As American Jews, we don’t live the Elu v’Elu on a daily basis, but I recently experienced it as my family vacationed in Israel for two weeks in June. I can still feel it actually: Sitting on the white, sandy beaches of Tel Aviv watching our kids play in the warm Mediterranean while a military cargo plane thunders through the sky and lands at the nearby Sde Dov airport.
Enjoying a delicious dinner with the best Israeli wine in a hip, new restaurant while an Israeli friend talks about her six year old son’s newest neighborhood game — “Iron Dome” — a modern Israeli version of cops and robbers.
Hiking along a peaceful stream in the Golan, exploring the foliage and admiring the wildlife, we hear several massive booms — sonic booms from Israeli F-15s on their way to a bombing mission in Syria.
Watching a World Cup soccer match at one of the many outdoor beach cafes in Tel Aviv while at halftime we catch a quick news update on two katusha rockets that were launched from Gaza.
And of course, after celebrating a friend’s daughter’s Bat Mitzvah in Jerusalem and with the sounds of “Siman Tov and Mazel Tov” still ringing in our ears, we see an Eged bus drive by with a banner on its side: Bring Back our Boys. Eyal, Naftali and Gilad, the three teens who were kidnapped and killed by Hamas terrorists simply for the crime of being Jewish and living in Israel.
Israel is a country bursting with contradictions. Ancient synagogues share walls with modern Internet cafes in the Old City of Jerusalem. Orthodox women in long skirts wade in the water of Tel Dan alongside women soldiers wearing tank-tops while on their weekend break. Gay men proudly walk hand-in-hand on Ben Yehuda Street while an effort expands to prohibit women from riding side-by-side with men on certain bus lines in Jerusalem. Elu v’Elu.
As American Jews, we need to do more to appreciate that sense of Elu v’Elu by intertwining our two cultures. That means first, we need to do more to bring Israel to the U.S. We must bring more Israeli art, literature and politics here. We need to import more Israeli music, movies, food and guest speakers. We should hold more festivals and bridging programs, and, of course, we need to learn more Hebrew.
Second, we need to bring ourselves to Israel more, too. We need to help our community see how magical and complicated Israel really is.

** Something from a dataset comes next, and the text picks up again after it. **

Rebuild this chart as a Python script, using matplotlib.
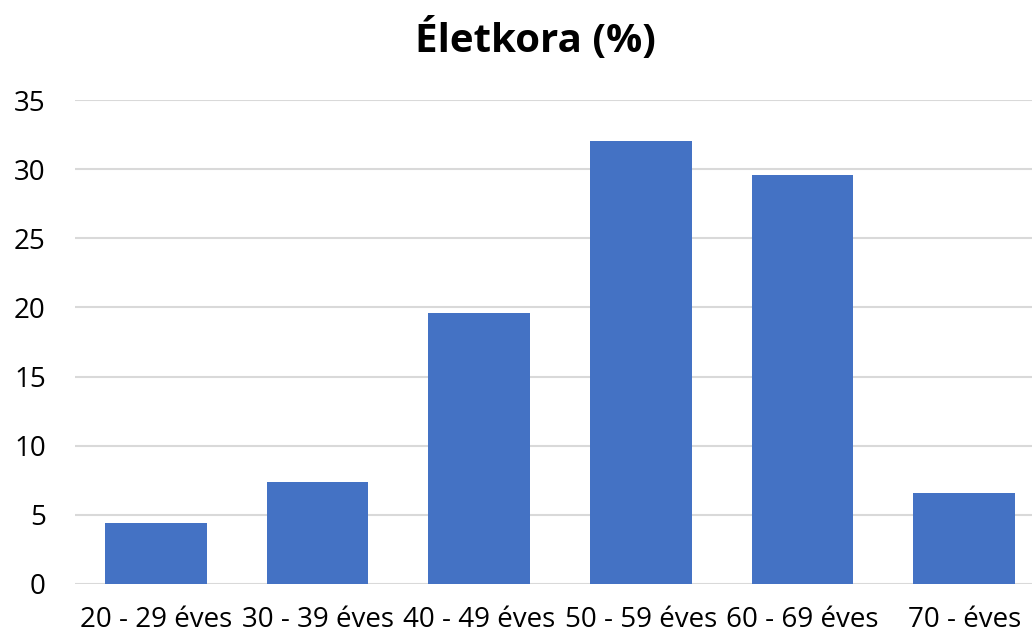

That means sending more adult groups to Israel, supporting teen trips and promoting Birthright. Israel is a country of both great joy and great sadness, and by experiencing in person the duality of life, we will help build a more real and meaningful connection to Israel.
I deeply believe we are more likely to come away from our first-hand experiences with Israel loving the Jewish State even more because of her contradictions. And that’s the best way American Jews can embrace a little Elu v’Elu ourselves.